En verdad, algunas de esas moralejas no carecen en sí mismas de valor, de valor estético o dramático, como la voz que irrumpe al final de “Wakefield” (1), quizás el cuento más famoso de Hawthorne (gracias también a Borges, que lo elogió en varias oportunidades y lo eligió como el mejor cuento de la historia de la literatura para una antología de 1967). O las reflexiones sobre el peligro de la ambición desmedida de los artistas en “El artífice de la belleza” (2).

1.jpg

“Death on a Pale Horse”, de Albert Pinkham Ryder.

Por otro lado, una lectura honda de Hawthorne nos revela que hay, más allá del “pecado imperdonable”, alegorías como la de una serpiente que roe en el pecho a un personaje (la egolatría y los celos), de la obsesión por la “espiritualización de la materia”, una moral nada ortodoxa que arremete contra los mediocres e hipócritas que constituyen el grueso de la humanidad, capaces de agostar los espíritus más finos y débiles, como la maravillosa mariposa que construye durante toda su vida un pobre relojero idealista, un pequeño y hermoso artefacto que desfallece cuando se posa sobre un cuerpo vulgar, porque esa mariposa “está impregnada de una esencia espiritual, llámenla magnetismo, o como quieran. En una atmósfera de escepticismo y burla, su exquisita susceptibilidad sufre, tal como sufre el alma de quien le comunicó su propia vida. Ya ha perdido su belleza, y dentro de pocos minutos su mecanismo estará irreparablemente lesionado”.

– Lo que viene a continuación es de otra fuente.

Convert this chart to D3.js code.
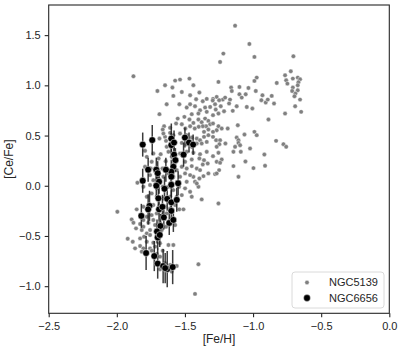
<!DOCTYPE html>
<html>
<head>
<meta charset="utf-8">
<script src="https://cdn.jsdelivr.net/npm/d3@7"></script>
<style>
  body { margin: 0; background: #fff; }
  svg { display: block; font-family: "Liberation Sans", Arial, sans-serif; }
</style>
</head>
<body>
<div id="graph"></div>
<script>
// DONNEES

// NGC5139 : [Fe/H], [Ce/Fe]
const ngc5139 = [
  [-1.132,1.594],[-1.027,1.412],[-1.218,1.316],[-0.990,1.283],[-0.704,1.289],[-1.242,1.233],
  [-1.878,1.090],[-1.536,1.057],[-1.467,1.067],[-1.572,1.047],[-1.254,1.034],[-0.973,1.077],
  [-0.990,1.044],[-0.765,1.100],[-0.723,1.140],[-0.757,1.050],[-0.708,1.067],[-0.672,1.077],
  [-0.655,1.060],[-0.667,1.031],[-0.748,1.017],[-0.826,1.024],
  [-1.702,0.944],[-1.646,1.001],[-1.592,0.978],[-1.585,0.895],[-1.523,0.934],[-1.438,1.001],
  [-1.394,0.928],[-1.462,0.901],[-1.161,0.978],[-1.100,0.984],[-1.034,0.974],[-0.980,0.944],
  [-1.054,0.911],[-1.100,0.911],[-1.156,0.944],[-1.169,0.858],[-1.222,0.858],[-1.267,0.885],
  [-1.205,0.878],[-1.294,0.865],[-1.083,0.878],[-0.931,0.901],[-0.863,0.895],[-0.708,0.978],
  [-0.713,0.944],[-0.672,0.951],[-0.689,0.918],[-0.696,0.891],[-0.655,0.858],[-0.672,1.001],
  [-1.634,0.812],[-1.541,0.812],[-1.462,0.812],[-1.426,0.792],[-1.487,0.779],[-1.418,0.862],
  [-1.369,0.842],[-1.340,0.865],[-1.296,0.849],[-1.279,0.812],[-1.249,0.852],[-1.352,0.779],
  [-1.315,0.785],[-1.389,0.752],[-1.274,0.759],[-1.237,0.792],[-1.176,0.819],[-1.120,0.792],
  [-1.046,0.785],[-1.005,0.769],[-0.939,0.852],[-0.907,0.829],[-0.846,0.819],[-0.892,0.858],
  [-0.691,0.792],[-0.647,0.736],[-0.765,0.719],[-1.450,0.713],[-1.401,0.719],[-1.340,0.736],
  [-1.294,0.703],[-1.254,0.719],[-1.213,0.742],[-1.149,0.746],[-1.687,0.713],[-0.887,0.660],
  [-1.553,0.669],[-1.504,0.686],[-1.467,0.660],[-1.438,0.626],[-1.401,0.660],[-1.377,0.633],
  [-1.352,0.669],[-1.328,0.646],[-1.315,0.613],[-1.345,0.593],[-1.294,0.620],[-1.369,0.593],
  [-1.399,0.587],[-1.428,0.570],[-1.462,0.593],[-1.497,0.570],[-1.523,0.613],[-1.565,0.620],
  [-1.609,0.577],[-1.653,0.593],[-1.663,0.560],[-1.254,0.593],[-1.230,0.570],[-1.186,0.570],
  [-1.112,0.603],[-0.777,0.414],[-0.757,0.388],[-0.831,0.447],[-1.063,0.510],[-0.990,0.537],
  [-0.973,0.504],[-1.120,0.480],[-1.107,0.454],[-1.267,0.553],[-1.294,0.537],[-1.328,0.560],
  [-1.360,0.537],
  [-1.646,0.487],[-1.658,0.520],[-1.585,0.504],[-1.609,0.527],[-1.536,0.520],[-1.487,0.504],
  [-1.450,0.480],[-1.413,0.470],[-1.389,0.454],[-1.360,0.487],[-1.328,0.504],[-1.294,0.487],
  [-1.271,0.454],[-1.340,0.437],[-1.377,0.421],[-1.413,0.421],[-1.450,0.388],[-1.487,0.414],
  [-1.523,0.427],[-1.572,0.427],[-1.602,0.388],[-1.639,0.447],[-1.687,0.470],[-1.634,0.388],
  [-1.242,0.454],[-1.247,0.414],[-1.267,0.388],[-1.203,0.421],[-1.107,0.427],[-1.132,0.388],
  [-1.095,0.404],[-1.022,0.371],
  [-1.793,0.348],[-1.732,0.321],[-1.678,0.315],[-1.621,0.338],[-1.585,0.305],[-1.536,0.321],
  [-1.487,0.338],[-1.438,0.328],[-1.389,0.315],[-1.340,0.338],[-1.294,0.295],[-1.254,0.328],
  [-1.394,0.272],[-1.360,0.255],[-1.450,0.262],[-1.499,0.239],[-1.560,0.255],[-1.597,0.288],
  [-1.641,0.245],[-1.693,0.272],[-1.744,0.239],[-1.780,0.288],[-1.230,0.262],[-1.267,0.239],
  [-1.242,0.229],[-1.144,0.338],[-1.090,0.338],[-1.056,0.242],[-0.917,0.311],[-1.333,0.222],
  [-1.369,0.212],
  [-1.793,0.189],[-1.751,0.172],[-1.719,0.149],[-1.707,0.123],[-1.665,0.172],[-1.626,0.156],
  [-1.560,0.156],[-1.523,0.189],[-1.487,0.172],[-1.450,0.196],[-1.413,0.172],[-1.389,0.156],
  [-1.328,0.123],[-1.364,0.096],[-1.394,0.073],[-1.438,0.089],[-1.462,0.106],[-1.499,0.123],
  [-1.536,0.089],[-1.585,0.089],[-1.621,0.123],[-1.658,0.089],[-1.695,0.073],[-1.732,0.056],
  [-1.756,0.106],[-1.279,0.116],[-1.249,0.156],[-1.267,0.123],[-1.144,0.196],[-1.107,0.089],
  [-0.997,0.176],[-0.912,0.199],[-1.487,0.040],[-1.426,0.040],
  [-1.849,0.030],[-1.805,-0.010],[-1.756,0.007],[-1.707,-0.026],[-1.663,-0.010],[-1.621,-0.010],
  [-1.585,-0.043],[-1.543,-0.010],[-1.499,-0.026],[-1.462,-0.060],[-1.523,-0.093],[-1.560,-0.109],
  [-1.609,-0.109],[-1.658,-0.126],[-1.707,-0.109],[-1.744,-0.076],[-1.780,-0.109],[-1.450,-0.109],
  [-1.401,-0.010],[-1.377,-0.136],[-1.413,0.023],
  [-1.996,-0.259],[-1.854,-0.235],[-1.805,-0.209],[-1.768,-0.242],[-1.732,-0.192],[-1.687,-0.202],
  [-1.646,-0.209],[-1.609,-0.225],[-1.572,-0.192],[-1.541,-0.235],[-1.511,-0.235],[-1.707,-0.275],
  [-1.663,-0.292],[-1.634,-0.275],[-1.744,-0.292],[-1.780,-0.308],[-1.829,-0.292],[-1.805,-0.341],
  [-1.254,-0.176],
  [-1.891,-0.335],[-1.878,-0.368],[-1.829,-0.381],[-1.805,-0.408],[-1.768,-0.368],[-1.732,-0.341],
  [-1.719,-0.391],[-1.683,-0.374],[-1.639,-0.408],[-1.609,-0.358],[-1.572,-0.391],[-1.597,-0.325],
  [-1.859,-0.424],[-1.817,-0.441],[-1.756,-0.441],[-1.707,-0.457],[-1.670,-0.441],[-1.780,-0.474],
  [-1.920,-0.527],[-1.883,-0.557],[-1.829,-0.524],[-1.800,-0.507],[-1.756,-0.491],[-1.707,-0.514],
  [-1.780,-0.557],[-1.732,-0.567],[-1.683,-0.573],[-1.829,-0.600],[-1.866,-0.623],[-1.805,-0.623],
  [-1.756,-0.623],[-1.719,-0.606],
  [-1.817,-0.656],[-1.780,-0.673],[-1.744,-0.646],[-1.707,-0.679],[-1.663,-0.646],[-1.621,-0.590],
  [-1.585,-0.590],[-1.683,-0.706],[-1.646,-0.772],[-1.609,-0.789],[-1.585,-0.805],[-1.560,-0.799],
  [-1.707,-0.772],[-1.658,-0.805],
  [-1.634,-0.838],[-1.597,-0.855],[-1.683,-0.832],[-1.401,-0.782],[-1.426,-1.077]
];

// NGC6656 : [Fe/H], [Ce/Fe], erreur
const ngc6656 = [
  [-1.81,0.41,0.12],[-1.74,0.455,0.15],[-1.60,0.47,0.15],[-1.60,0.405,0.12],[-1.58,0.43,0.12],
  [-1.50,0.48,0.10],[-1.47,0.43,0.10],[-1.44,0.41,0.10],[-1.51,0.31,0.12],[-1.58,0.31,0.12],
  [-1.57,0.255,0.12],[-1.585,0.19,0.12],[-1.60,0.14,0.12],[-1.77,0.16,0.12],[-1.71,0.16,0.12],
  [-1.70,0.125,0.12],[-1.64,0.16,0.12],[-1.81,0.05,0.12],[-1.69,0.04,0.12],[-1.71,0.0,0.12],
  [-1.60,0.09,0.12],[-1.60,0.01,0.12],[-1.55,0.025,0.12],[-1.65,-0.03,0.12],[-1.695,-0.125,0.12],
  [-1.63,-0.13,0.12],[-1.60,-0.165,0.12],[-1.56,-0.14,0.12],[-1.76,-0.20,0.15],[-1.77,-0.235,0.15],
  [-1.82,-0.30,0.12],[-1.69,-0.235,0.12],[-1.665,-0.21,0.12],[-1.60,-0.25,0.12],[-1.655,-0.315,0.12],
  [-1.615,-0.37,0.12],[-1.585,-0.34,0.12],[-1.68,-0.40,0.12],[-1.705,-0.455,0.12],[-1.70,-0.515,0.12],
  [-1.685,-0.49,0.12],[-1.785,-0.67,0.17],[-1.725,-0.70,0.15],[-1.70,-0.775,0.15],[-1.66,-0.80,0.17],
  [-1.63,-0.83,0.18],[-1.59,-0.81,0.17],[-1.645,-0.82,0.15]
];

const xTicks = [-2.5, -2.0, -1.5, -1.0, -0.5, 0.0];
const yTicks = [-1.0, -0.5, 0.0, 0.5, 1.0, 1.5];
const series = ['NGC5139', 'NGC6656'];

// CREATION DU GRAPHE
let width = 407, height = 357;
let mLeft = 48.7, mRight = 389.3, mTop = 5, mBottom = 313.3;
let ink = '#262626';

let x = d3.scaleLinear().domain([-2.5, 0]).range([mLeft, mRight]);
let y = d3.scaleLinear().domain([-1.27, 1.80]).range([mBottom, mTop]);
let fmt = d3.format('.1f');

let svg = d3.select('#graph').append('svg')
    .attr('width', width)
    .attr('height', height);

// axes
let xAxis = svg.append('g')
    .attr('transform', 'translate(0,' + mBottom + ')')
    .call(d3.axisBottom(x).tickValues(xTicks).tickFormat(fmt).tickSize(4).tickPadding(5));
let yAxis = svg.append('g')
    .attr('transform', 'translate(' + mLeft + ',0)')
    .call(d3.axisLeft(y).tickValues(yTicks).tickFormat(fmt).tickSize(4).tickPadding(4));

[xAxis, yAxis].forEach(function(a){
    a.select('.domain').remove();
    a.selectAll('line').attr('stroke', ink).attr('stroke-width', 1.1);
    a.selectAll('text').attr('fill', ink).style('font-size', '11px')
        .style('font-family', '"Liberation Sans", Arial, sans-serif');
});

// NGC5139
svg.append('g').selectAll('circle')
    .data(ngc5139)
    .join('circle')
    .attr('cx', d => x(d[0]))
    .attr('cy', d => y(d[1]))
    .attr('r', 2.2)
    .attr('fill', '#808080')
    .attr('stroke', '#fff')
    .attr('stroke-width', 0.4);

// NGC6656 barres d'erreur
svg.append('g').selectAll('line')
    .data(ngc6656)
    .join('line')
    .attr('x1', d => x(d[0]))
    .attr('x2', d => x(d[0]))
    .attr('y1', d => y(d[1] - d[2]))
    .attr('y2', d => y(d[1] + d[2]))
    .attr('stroke', '#1a1a1a')
    .attr('stroke-opacity', 0.85)
    .attr('stroke-width', 1.5);

svg.append('g').selectAll('circle')
    .data(ngc6656)
    .join('circle')
    .attr('cx', d => x(d[0]))
    .attr('cy', d => y(d[1]))
    .attr('r', 3.4)
    .attr('fill', '#000')
    .attr('stroke', '#fff')
    .attr('stroke-width', 0.5);

// cadre
svg.append('rect')
    .attr('x', mLeft).attr('y', mTop)
    .attr('width', mRight - mLeft).attr('height', mBottom - mTop)
    .attr('fill', 'none')
    .attr('stroke', ink)
    .attr('stroke-width', 1.1);

// titres des axes
svg.append('text')
    .attr('x', (mLeft + mRight) / 2)
    .attr('y', 343)
    .attr('text-anchor', 'middle')
    .attr('fill', ink)
    .style('font-size', '12px')
    .text('[Fe/H]');

svg.append('text')
    .attr('transform', 'translate(13,' + (mTop + mBottom) / 2 + ') rotate(-90)')
    .attr('text-anchor', 'middle')
    .attr('fill', ink)
    .style('font-size', '12px')
    .text('[Ce/Fe]');

// legende
let legend = svg.append('g');
legend.append('rect')
    .attr('x', 292).attr('y', 272)
    .attr('width', 92).attr('height', 36)
    .attr('rx', 3)
    .attr('fill', '#fff').attr('fill-opacity', 0.8)
    .attr('stroke', '#d0d0d0').attr('stroke-width', 0.8);

let rows = legend.selectAll('g.row')
    .data(series)
    .join('g')
    .attr('class', 'row')
    .attr('transform', (d, i) => 'translate(307,' + (282.5 + i * 15.5) + ')');

rows.append('circle')
    .attr('r', (d, i) => i ? 3.4 : 2.2)
    .attr('fill', (d, i) => i ? '#000' : '#808080')
    .attr('stroke', '#fff')
    .attr('stroke-width', 0.4);

rows.append('text')
    .attr('x', 22)
    .attr('dy', '0.36em')
    .attr('fill', ink)
    .style('font-size', '11px')
    .text(d => d);
</script>
</body>
</html>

En 1971, la impar Compañía General Fabril Editora había publicado los Cuentos dos veces contados, de Hawthorne, en la traducción de Eduardo Goligorsky (y corrección de Alberto Vanasco). La edición constaba de 24 cuentos; el volumen que ahora presenta El Cuenco de Plata de esa misma versión, comprende 14.

(1) “En la confusión aparente de nuestro mundo misterioso, los individuos se ajustan con tanta perfección a un sistema, y los sistemas entre sí, y a un todo, que apartándose por un momento, un hombre se expone al riesgo temible de perder su lugar para siempre. Como Wakefield, puede convertirse, por decirlo así, en el Paria del Universo”.

(2) “¡Qué triste es que el artista ya trabaje con la poesía o con cualquier otro material, no se conforme con el goce interior de la Belleza, y pretenda en cambio perseguir el fugaz enigma, más allá del confín de su dominio etéreo, destruyendo su frágil vida cuando la apresa en un lazo material! Owen Warland sentía la necesidad de otorgar realidad exterior a sus ideas, y la sentía tan irresistiblemente como cualquiera de los poetas o pintores que han adornado el mundo con una belleza más tenue y apagada, imperfectamente copiada de la exuberancia de sus visiones”. Y el final: “Cuando el artista se remontó a suficiente altura para conquistar la belleza, el símbolo mediante el cual la había puesto al alcance de los sentidos mortales perdió valor ante sus ojos, en tanto que su espíritu se colmaba a sí mismo con el goce de la realidad”.